== Task to complete ==
Quote the whole listing word for word. Do not include the pictures.

↓↓↓

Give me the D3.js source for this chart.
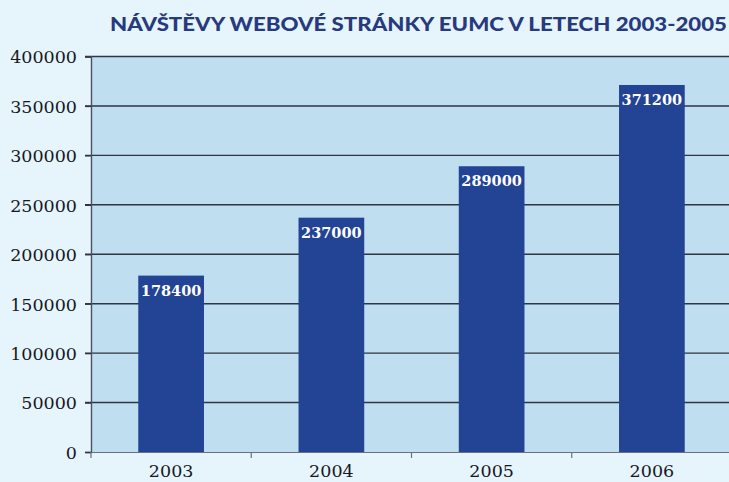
<!DOCTYPE html>
<html><head><meta charset="utf-8">
<script src="https://cdn.jsdelivr.net/npm/d3@7"></script>
<style>html,body{margin:0;padding:0;background:#e6f4fb;}svg{display:block;}</style>
</head><body>
<script>
const categories = ["2003", "2004", "2005", "2006"];
const visits = [178400, 237000, 289000, 371200];
const yTicks = [0, 50000, 100000, 150000, 200000, 250000, 300000, 350000, 400000];
const title = "NÁVŠTĚVY WEBOVÉ STRÁNKY EUMC V LETECH 2003-2005";

const W = 729, H = 482;
const svg = d3.select("body").append("svg").attr("width", W).attr("height", H);
svg.append("rect").attr("width", W).attr("height", H).attr("fill", "#e6f4fb");

const mLeft = 91, mRight = 732, mTop = 56.5, mBottom = 452;
const x = d3.scaleBand().domain(categories).range([mLeft, mRight]).paddingInner(0.59).paddingOuter(0.295);
const xb = d3.scaleBand().domain(categories).range([mLeft, mRight]);
const y = d3.scaleLinear().domain([0, 400000]).range([mBottom, mTop]);

svg.append("rect").attr("x", mLeft).attr("y", mTop).attr("width", W - mLeft).attr("height", mBottom - mTop).attr("fill", "#bfdff0");

// gridlines
svg.append("g").selectAll("line").data(yTicks.filter(d => d > 0)).join("line")
  .attr("x1", mLeft - 6).attr("x2", W).attr("y1", d => y(d)).attr("y2", d => y(d))
  .attr("stroke", "#2f3543").attr("stroke-width", 1.4);

// bars
svg.append("g").selectAll("rect").data(visits).join("rect")
  .attr("x", (d, i) => x(categories[i])).attr("width", x.bandwidth())
  .attr("y", d => y(d)).attr("height", d => mBottom - y(d))
  .attr("fill", "#234395");

// value labels
svg.append("g").selectAll("text").data(visits).join("text")
  .attr("x", (d, i) => x(categories[i]) + x.bandwidth() / 2)
  .attr("y", d => y(d) + 20)
  .attr("text-anchor", "middle").attr("fill", "#ffffff")
  .attr("font-family", "DejaVu Serif").attr("font-weight", "bold").attr("font-size", 14.5)
  .text(d => d);

// y axis
const yAxis = d3.axisLeft(y).tickValues(yTicks).tickSize(6).tickPadding(8).tickFormat(d => d);
const gy = svg.append("g").attr("transform", `translate(${mLeft},0)`).call(yAxis);
gy.select(".domain").attr("stroke", "#4a5060").attr("stroke-width", 1.4);
gy.selectAll(".tick line").attr("stroke", "#2f3543").attr("stroke-width", 1.4);
gy.selectAll(".tick text").attr("font-family", "DejaVu Serif").attr("font-size", 17.5).attr("fill", "#15181f").attr("dy", "0.36em");

// x axis
const xAxis = d3.axisBottom(xb).tickSize(0).tickPadding(13);
const gx = svg.append("g").attr("transform", `translate(0,${mBottom})`).call(xAxis);
gx.select(".domain").attr("stroke", "#6a7080").attr("stroke-width", 1.2);
gx.selectAll(".tick text").attr("font-family", "DejaVu Serif").attr("font-size", 17.5).attr("fill", "#15181f");
svg.append("g").selectAll("line").data(categories).join("line")
  .attr("x1", d => xb(d)).attr("x2", d => xb(d)).attr("y1", mBottom).attr("y2", mBottom + 6)
  .attr("stroke", "#6a7080").attr("stroke-width", 1.2);

// title
svg.append("text").attr("x", 727).attr("y", 31).attr("text-anchor", "end")
  .attr("font-family", "Lato").attr("font-weight", 900).attr("font-size", 19)
  .attr("fill", "#283a7e").attr("textLength", 617).attr("lengthAdjust", "spacingAndGlyphs")
  .text(title);
</script>
</body></html>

↑↑↑

== Expected output ==
Give me the D3.js source for this chart.
<!DOCTYPE html>
<html><head><meta charset="utf-8">
<script src="https://cdn.jsdelivr.net/npm/d3@7"></script>
<style>html,body{margin:0;padding:0;background:#e6f4fb;}svg{display:block;}</style>
</head><body>
<script>
const categories = ["2003", "2004", "2005", "2006"];
const visits = [178400, 237000, 289000, 371200];
const yTicks = [0, 50000, 100000, 150000, 200000, 250000, 300000, 350000, 400000];
const title = "NÁVŠTĚVY WEBOVÉ STRÁNKY EUMC V LETECH 2003-2005";

const W = 729, H = 482;
const svg = d3.select("body").append("svg").attr("width", W).attr("height", H);
svg.append("rect").attr("width", W).attr("height", H).attr("fill", "#e6f4fb");

const mLeft = 91, mRight = 732, mTop = 56.5, mBottom = 452;
const x = d3.scaleBand().domain(categories).range([mLeft, mRight]).paddingInner(0.59).paddingOuter(0.295);
const xb = d3.scaleBand().domain(categories).range([mLeft, mRight]);
const y = d3.scaleLinear().domain([0, 400000]).range([mBottom, mTop]);

svg.append("rect").attr("x", mLeft).attr("y", mTop).attr("width", W - mLeft).attr("height", mBottom - mTop).attr("fill", "#bfdff0");

// gridlines
svg.append("g").selectAll("line").data(yTicks.filter(d => d > 0)).join("line")
  .attr("x1", mLeft - 6).attr("x2", W).attr("y1", d => y(d)).attr("y2", d => y(d))
  .attr("stroke", "#2f3543").attr("stroke-width", 1.4);

// bars
svg.append("g").selectAll("rect").data(visits).join("rect")
  .attr("x", (d, i) => x(categories[i])).attr("width", x.bandwidth())
  .attr("y", d => y(d)).attr("height", d => mBottom - y(d))
  .attr("fill", "#234395");

// value labels
svg.append("g").selectAll("text").data(visits).join("text")
  .attr("x", (d, i) => x(categories[i]) + x.bandwidth() / 2)
  .attr("y", d => y(d) + 20)
  .attr("text-anchor", "middle").attr("fill", "#ffffff")
  .attr("font-family", "DejaVu Serif").attr("font-weight", "bold").attr("font-size", 14.5)
  .text(d => d);

// y axis
const yAxis = d3.axisLeft(y).tickValues(yTicks).tickSize(6).tickPadding(8).tickFormat(d => d);
const gy = svg.append("g").attr("transform", `translate(${mLeft},0)`).call(yAxis);
gy.select(".domain").attr("stroke", "#4a5060").attr("stroke-width", 1.4);
gy.selectAll(".tick line").attr("stroke", "#2f3543").attr("stroke-width", 1.4);
gy.selectAll(".tick text").attr("font-family", "DejaVu Serif").attr("font-size", 17.5).attr("fill", "#15181f").attr("dy", "0.36em");

// x axis
const xAxis = d3.axisBottom(xb).tickSize(0).tickPadding(13);
const gx = svg.append("g").attr("transform", `translate(0,${mBottom})`).call(xAxis);
gx.select(".domain").attr("stroke", "#6a7080").attr("stroke-width", 1.2);
gx.selectAll(".tick text").attr("font-family", "DejaVu Serif").attr("font-size", 17.5).attr("fill", "#15181f");
svg.append("g").selectAll("line").data(categories).join("line")
  .attr("x1", d => xb(d)).attr("x2", d => xb(d)).attr("y1", mBottom).attr("y2", mBottom + 6)
  .attr("stroke", "#6a7080").attr("stroke-width", 1.2);

// title
svg.append("text").attr("x", 727).attr("y", 31).attr("text-anchor", "end")
  .attr("font-family", "Lato").attr("font-weight", 900).attr("font-size", 19)
  .attr("fill", "#283a7e").attr("textLength", 617).attr("lengthAdjust", "spacingAndGlyphs")
  .text(title);
</script>
</body></html>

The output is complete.